A friend of mine and I were looking over a drink recipe. When we got to the part about adding “zest” to the drink, she wondered, “what kind of zesting do they want?” That’s actually an excellent question because the author of the recipe didn’t say.
Take a look at what the dictionary says for the word “zest,” and you’ll probably find words like “interest” or “excitement.” That about sums it up when it comes to home cooking and mixing drinks – you want interest and excitement? Add citrus or acid and you add a whole new layer of flavor to what you are creating.
You’ll run into “citrus zest” as an ingredient for both cooking and drink mixing from time to time. It’s the easiest way to capture an interesting aroma and add excitement for the taste buds. It’s not a trick – it’s a long-standing culinary technique. But even if you’re familiar with it, there are different ways to zest, depending on your goals.
The basics of “zesting” are straightforward. But I have collected some handy tips that I’ve picked up over the years that could make your zesting just a bit easier.
Zesting adds some of that fresh citrus flavor (orange, lemon, lime, even grapefruit) to whatever you are preparing. The best flavor and aroma comes from the outermost color layer of the rind (not the pith or bitter white layer). There are three different ways to zest citrus fruits that I show in my video. Each one is easy, but they work best when you have a specific goal in mind:
- Microplane is the finest sized grate and it’ll give you lot of flavor. I typically see fine zest as an essential flavoring ingredient for batters, deserts, and sauces. Remember – a little goes a long way!

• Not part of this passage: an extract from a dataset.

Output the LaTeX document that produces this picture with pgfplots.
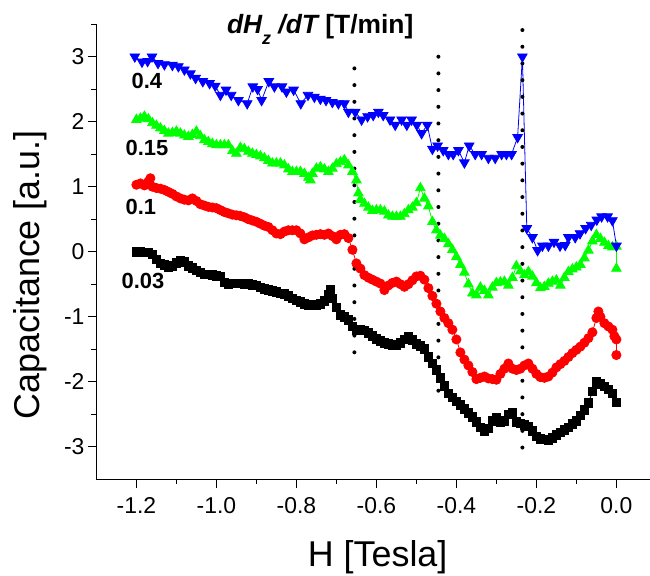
\documentclass[border=0pt]{standalone}
\usepackage{pgfplots}
\pgfplotsset{compat=1.18}
\usepackage{fontspec}
\setmainfont{Liberation Sans}

\begin{document}
\begin{tikzpicture}
\useasboundingbox (-96.4bp,-96.8bp) rectangle (553.6bp,479.2bp);
\begin{axis}[
  at={(0,0)}, anchor=south west,
  scale only axis, width=553.6bp, height=455bp,
  xmin=-1.3, xmax=0.084, ymin=-3.5, ymax=3.5,
  axis lines=left, axis line style={-, line width=1.3bp},
  clip=false,
  xtick={-1.2,-1.0,-0.8,-0.6,-0.4,-0.2,0.0},
  minor xtick={-1.1,-0.9,-0.7,-0.5,-0.3,-0.1},
  ytick={-3,-2,-1,0,1,2,3},
  minor ytick={-2.5,-1.5,-0.5,0.5,1.5,2.5,3.5},
  tick align=outside,
  major tick length=8.5bp, minor tick length=5bp,
  every tick/.style={black, line width=1.2bp},
  /pgf/number format/assume math mode=true,
  xticklabel style={/pgf/number format/fixed, /pgf/number format/fixed zerofill, /pgf/number format/precision=1, yshift=-6bp},
  ticklabel style={font=\fontsize{23}{23}\selectfont},
  xlabel={H [Tesla]},
  ylabel={Capacitance [a.u.]},
  label style={font=\fontsize{36}{36}\selectfont},
  xlabel style={at={(rel axis cs:0.508,-0.192)}, anchor=base},
  ylabel style={at={(rel axis cs:-0.102,0.449)}, anchor=base},
]

% 0.03 T/min
\addplot[black, line width=0.8bp, mark=square*, mark size=4.3bp] coordinates {
(-1.20,0.00)(-1.19,0.00)(-1.18,-0.01)(-1.17,-0.01)(-1.16,-0.04)(-1.15,-0.12)(-1.14,-0.18)(-1.13,-0.20)
(-1.12,-0.24)(-1.11,-0.22)(-1.10,-0.17)(-1.09,-0.14)(-1.08,-0.16)(-1.07,-0.22)(-1.06,-0.25)(-1.05,-0.29)
(-1.04,-0.32)(-1.03,-0.35)(-1.02,-0.35)(-1.01,-0.36)(-1.00,-0.37)(-0.99,-0.38)(-0.98,-0.47)(-0.97,-0.50)
(-0.96,-0.49)(-0.95,-0.49)(-0.94,-0.49)(-0.93,-0.50)(-0.92,-0.50)(-0.91,-0.51)(-0.90,-0.52)(-0.89,-0.55)
(-0.88,-0.57)(-0.87,-0.59)(-0.86,-0.60)(-0.85,-0.62)(-0.84,-0.64)(-0.83,-0.65)(-0.82,-0.68)(-0.81,-0.72)
(-0.80,-0.75)(-0.79,-0.77)(-0.78,-0.80)(-0.77,-0.82)(-0.76,-0.82)(-0.75,-0.82)(-0.74,-0.80)(-0.73,-0.76)
(-0.72,-0.66)(-0.715,-0.58)(-0.71,-0.72)(-0.70,-0.86)(-0.69,-0.97)(-0.68,-1.00)(-0.67,-1.05)(-0.66,-1.15)
(-0.65,-1.20)(-0.64,-1.20)(-0.63,-1.21)(-0.62,-1.25)(-0.61,-1.30)(-0.60,-1.34)(-0.59,-1.37)(-0.58,-1.40)
(-0.57,-1.42)(-0.56,-1.43)(-0.55,-1.43)(-0.54,-1.40)(-0.53,-1.35)(-0.52,-1.31)(-0.51,-1.36)(-0.50,-1.42)
(-0.49,-1.45)(-0.48,-1.50)(-0.47,-1.62)(-0.46,-1.72)(-0.45,-1.82)(-0.44,-1.94)(-0.43,-2.06)(-0.42,-2.18)
(-0.41,-2.24)(-0.40,-2.30)(-0.39,-2.36)(-0.38,-2.42)(-0.37,-2.48)(-0.36,-2.54)(-0.35,-2.62)(-0.34,-2.70)
(-0.33,-2.76)(-0.32,-2.72)(-0.31,-2.60)(-0.30,-2.55)(-0.29,-2.62)(-0.28,-2.60)(-0.27,-2.50)(-0.26,-2.47)
(-0.25,-2.62)(-0.24,-2.64)(-0.23,-2.66)(-0.22,-2.69)(-0.21,-2.76)(-0.20,-2.84)(-0.19,-2.88)(-0.18,-2.89)
(-0.17,-2.90)(-0.16,-2.86)(-0.15,-2.82)(-0.14,-2.78)(-0.13,-2.74)(-0.12,-2.70)(-0.11,-2.65)(-0.10,-2.60)
(-0.09,-2.52)(-0.08,-2.43)(-0.07,-2.33)(-0.06,-2.15)(-0.05,-2.00)(-0.04,-2.03)(-0.03,-2.07)(-0.02,-2.12)
(-0.01,-2.18)(0.00,-2.32)
};

% 0.1 T/min
\addplot[red, line width=0.8bp, mark=*, mark size=4.6bp] coordinates {
(-1.20,1.03)(-1.19,1.05)(-1.18,1.02)(-1.17,1.08)(-1.165,1.13)(-1.16,1.00)(-1.15,0.98)(-1.14,0.97)
(-1.13,0.95)(-1.12,0.92)(-1.11,0.89)(-1.10,0.85)(-1.09,0.82)(-1.08,0.80)(-1.07,0.79)(-1.06,0.82)
(-1.05,0.78)(-1.04,0.73)(-1.03,0.71)(-1.02,0.69)(-1.01,0.68)(-1.00,0.67)(-0.99,0.64)(-0.98,0.61)
(-0.97,0.59)(-0.96,0.57)(-0.95,0.56)(-0.94,0.55)(-0.93,0.53)(-0.92,0.50)(-0.91,0.48)(-0.90,0.46)
(-0.89,0.43)(-0.88,0.40)(-0.87,0.38)(-0.86,0.33)(-0.85,0.28)(-0.84,0.27)(-0.83,0.31)(-0.82,0.33)
(-0.81,0.33)(-0.80,0.33)(-0.79,0.28)(-0.78,0.19)(-0.77,0.22)(-0.76,0.25)(-0.75,0.26)(-0.74,0.27)
(-0.73,0.26)(-0.72,0.28)(-0.71,0.24)(-0.70,0.19)(-0.69,0.26)(-0.68,0.27)(-0.67,0.21)(-0.66,0.03)
(-0.65,-0.18)(-0.64,-0.26)(-0.63,-0.36)(-0.62,-0.40)(-0.61,-0.43)(-0.60,-0.46)(-0.59,-0.49)(-0.58,-0.59)
(-0.57,-0.52)(-0.56,-0.48)(-0.55,-0.46)(-0.54,-0.50)(-0.53,-0.54)(-0.52,-0.50)(-0.51,-0.44)(-0.50,-0.38)
(-0.49,-0.37)(-0.48,-0.43)(-0.47,-0.56)(-0.46,-0.68)(-0.45,-0.80)(-0.44,-0.92)(-0.43,-1.02)(-0.42,-1.10)
(-0.41,-1.20)(-0.40,-1.35)(-0.39,-1.55)(-0.38,-1.66)(-0.37,-1.75)(-0.36,-1.85)(-0.35,-1.96)(-0.34,-1.94)
(-0.33,-1.92)(-0.32,-1.95)(-0.31,-1.96)(-0.30,-1.97)(-0.29,-1.88)(-0.28,-1.80)(-0.27,-1.72)(-0.26,-1.80)
(-0.25,-1.82)(-0.24,-1.80)(-0.23,-1.75)(-0.22,-1.72)(-0.21,-1.80)(-0.20,-1.88)(-0.19,-1.93)(-0.18,-1.94)
(-0.17,-1.92)(-0.16,-1.86)(-0.15,-1.78)(-0.14,-1.73)(-0.13,-1.68)(-0.12,-1.62)(-0.11,-1.56)(-0.10,-1.51)
(-0.09,-1.46)(-0.08,-1.40)(-0.07,-1.33)(-0.06,-1.24)(-0.05,-1.02)(-0.045,-0.92)(-0.04,-1.00)(-0.03,-1.10)
(-0.02,-1.15)(-0.01,-1.20)(-0.005,-1.30)(0.00,-1.35)(0.00,-1.59)
};

% 0.15 T/min
\addplot[green, line width=0.8bp, mark=triangle*, mark size=5.5bp] coordinates {
(-1.20,2.03)(-1.19,2.05)(-1.18,2.08)(-1.17,2.04)(-1.16,1.98)(-1.15,1.94)(-1.14,1.90)(-1.13,1.86)
(-1.12,1.82)(-1.11,1.83)(-1.10,1.85)(-1.09,1.82)(-1.08,1.79)(-1.07,1.77)(-1.06,1.80)(-1.05,1.85)
(-1.04,1.78)(-1.03,1.72)(-1.02,1.69)(-1.01,1.66)(-1.00,1.64)(-0.99,1.64)(-0.98,1.64)(-0.97,1.64)
(-0.96,1.55)(-0.95,1.51)(-0.94,1.60)(-0.93,1.58)(-0.92,1.54)(-0.91,1.51)(-0.90,1.49)(-0.89,1.47)
(-0.88,1.44)(-0.87,1.40)(-0.86,1.36)(-0.85,1.36)(-0.84,1.36)(-0.83,1.33)(-0.82,1.27)(-0.81,1.23)
(-0.80,1.23)(-0.79,1.23)(-0.78,1.20)(-0.77,1.14)(-0.765,1.10)(-0.76,1.20)(-0.75,1.28)(-0.74,1.30)
(-0.73,1.27)(-0.72,1.23)(-0.71,1.28)(-0.70,1.35)(-0.69,1.38)(-0.68,1.41)(-0.67,1.33)(-0.66,1.23)
(-0.65,1.10)(-0.645,0.90)(-0.64,0.80)(-0.63,0.74)(-0.62,0.68)(-0.61,0.63)(-0.60,0.64)(-0.59,0.64)
(-0.58,0.62)(-0.57,0.56)(-0.56,0.54)(-0.55,0.54)(-0.54,0.54)(-0.53,0.58)(-0.52,0.64)(-0.51,0.68)
(-0.50,0.75)(-0.49,0.98)(-0.48,0.82)(-0.47,0.70)(-0.46,0.46)(-0.45,0.33)(-0.44,0.25)(-0.43,0.20)
(-0.42,0.12)(-0.41,0.03)(-0.40,-0.08)(-0.39,-0.20)(-0.38,-0.32)(-0.37,-0.50)(-0.36,-0.64)(-0.35,-0.67)
(-0.34,-0.55)(-0.33,-0.60)(-0.32,-0.67)(-0.31,-0.55)(-0.30,-0.48)(-0.29,-0.47)(-0.28,-0.46)(-0.27,-0.52)
(-0.26,-0.40)(-0.25,-0.22)(-0.24,-0.30)(-0.23,-0.36)(-0.22,-0.31)(-0.21,-0.38)(-0.20,-0.48)(-0.19,-0.56)
(-0.18,-0.54)(-0.17,-0.49)(-0.16,-0.46)(-0.15,-0.44)(-0.14,-0.52)(-0.13,-0.40)(-0.12,-0.31)(-0.11,-0.27)
(-0.10,-0.24)(-0.09,-0.20)(-0.08,-0.10)(-0.07,0.02)(-0.06,0.16)(-0.05,0.26)(-0.04,0.20)(-0.03,0.14)
(-0.02,0.09)(-0.01,0.07)(0.00,0.08)(0.00,-0.26)
};

% 0.4 T/min
\addplot[blue, line width=0.8bp, mark=triangle*, mark size=5.5bp, mark options={rotate=180}] coordinates {
(-1.204,3.00)(-1.186,2.92)(-1.172,2.93)(-1.161,3.00)(-1.146,2.90)(-1.13,2.88)(-1.11,2.87)(-1.095,2.85)
(-1.08,2.80)(-1.065,2.74)(-1.052,2.67)(-1.034,2.62)(-1.017,2.59)(-1.003,2.55)(-0.99,2.41)(-0.976,2.49)
(-0.963,2.41)(-0.945,2.33)(-0.923,2.28)(-0.909,2.54)(-0.897,2.50)(-0.887,2.33)(-0.869,2.62)(-0.855,2.54)
(-0.836,2.54)(-0.825,2.46)(-0.807,2.49)(-0.789,2.28)(-0.771,2.41)(-0.755,2.38)(-0.74,2.35)(-0.726,2.33)
(-0.71,2.30)(-0.695,2.28)(-0.68,2.28)(-0.67,2.15)(-0.653,2.15)(-0.637,2.03)(-0.622,2.08)(-0.608,2.10)
(-0.595,2.15)(-0.583,2.10)(-0.566,2.03)(-0.553,1.95)(-0.537,2.03)(-0.524,1.95)(-0.512,2.03)(-0.499,1.95)
(-0.487,1.82)(-0.473,1.95)(-0.46,1.58)(-0.447,1.63)(-0.433,1.56)(-0.42,1.50)(-0.408,1.50)(-0.395,1.56)
(-0.38,1.37)(-0.368,1.63)(-0.353,1.50)(-0.337,1.50)(-0.32,1.44)(-0.303,1.44)(-0.287,1.50)(-0.275,1.50)
(-0.262,1.50)(-0.247,1.76)(-0.235,3.00)(-0.224,0.36)(-0.21,0.22)(-0.197,0.02)(-0.185,0.09)(-0.17,0.09)
(-0.156,0.15)(-0.141,0.09)(-0.128,0.10)(-0.12,0.22)(-0.103,0.22)(-0.091,0.28)(-0.077,0.36)(-0.063,0.41)
(-0.049,0.49)(-0.037,0.54)(-0.022,0.54)(-0.01,0.48)(0.0,0.09)
};

% dotted guides
\addplot[black, line width=4bp, line cap=round, dash pattern=on 0bp off 16.7bp] coordinates {(-0.655,2.82)(-0.655,-1.74)};
\addplot[black, line width=4bp, line cap=round, dash pattern=on 0bp off 16.7bp] coordinates {(-0.445,3.00)(-0.445,-2.31)};
\addplot[black, line width=4bp, line cap=round, dash pattern=on 0bp off 16.7bp] coordinates {(-0.235,3.41)(-0.235,-3.15)};

% curve labels
\node[anchor=west, inner sep=0, font=\bfseries\fontsize{22}{22}\selectfont] at (axis cs:-1.2125,2.62) {0.4};
\node[anchor=west, inner sep=0, font=\bfseries\fontsize{22}{22}\selectfont] at (axis cs:-1.2275,1.595) {0.15};
\node[anchor=west, inner sep=0, font=\bfseries\fontsize{22}{22}\selectfont] at (axis cs:-1.2275,0.695) {0.1};
\node[anchor=west, inner sep=0, font=\bfseries\fontsize{22}{22}\selectfont] at (axis cs:-1.2375,-0.45) {0.03};

% title
\node[anchor=base west, inner sep=0, font=\bfseries\fontsize{26.5}{26.5}\selectfont] at (axis cs:-0.974,3.35)
  {\itshape dH\raisebox{-0.4em}{\fontsize{18}{18}\selectfont z} /dT\upshape{} [T/min]};
\end{axis}
\end{tikzpicture}
\end{document}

- Five-hole zesters will give you a much more significant and rougher zest that’ll produce lots of aroma, but a little less flavoring than a microplane. You probably won’t see this type of zesting as a cooking ingredient, but you may see it in drinks or as a colorful curly aromatic garnish in a finished dish like a salad or for fish and poultry.
- Veggie peelers are really useful zesting tools. You can use them to create wide strips of zest that can be sliced into narrower strips that look and smell great in drinks. You can also dice the slices as an aromatic garnish. I’ve seen a few cooked dishes that call for sliced zest – mainly in middle eastern and Asian dishes. Or, you can leave the wide strip just as it is as a great ‘twist’ for your martini!
One more comment about zesting ‘types.’ When you run into a recipe that calls for zesting, the author will probably tell you which one is needed. If the recipe doesn’t specify the zesting type (which happens on occasion), my recommendation is to use the microplane only when the zest is needed as a cooking ingredient. Use the five-hole zester and veggie peeler when zesting as a garnish.
On to my Three Zest Tips that will make the best of whatever zesting you need:
FIRST, Wash the fruit rind (peel) thoroughly. You’re using the rind in the final preparation of whatever you’re drinking or eating. Sometimes there is a thin wax coating on the fruit so I use soap and water and give it a good scrub without damaging the skin.
SECOND, pick the zesting you want (see list above). Remember that the finer the zesting, the more powerful the flavoring you’ll get.
THIRD, use only the colorful outer layer of the fruit – that’s where you’ll find most of the aroma and flavoring. Try to avoid the bitter pith of the fruit, the white part that makes up most of the rind.
For the Zest of your life. Have fun!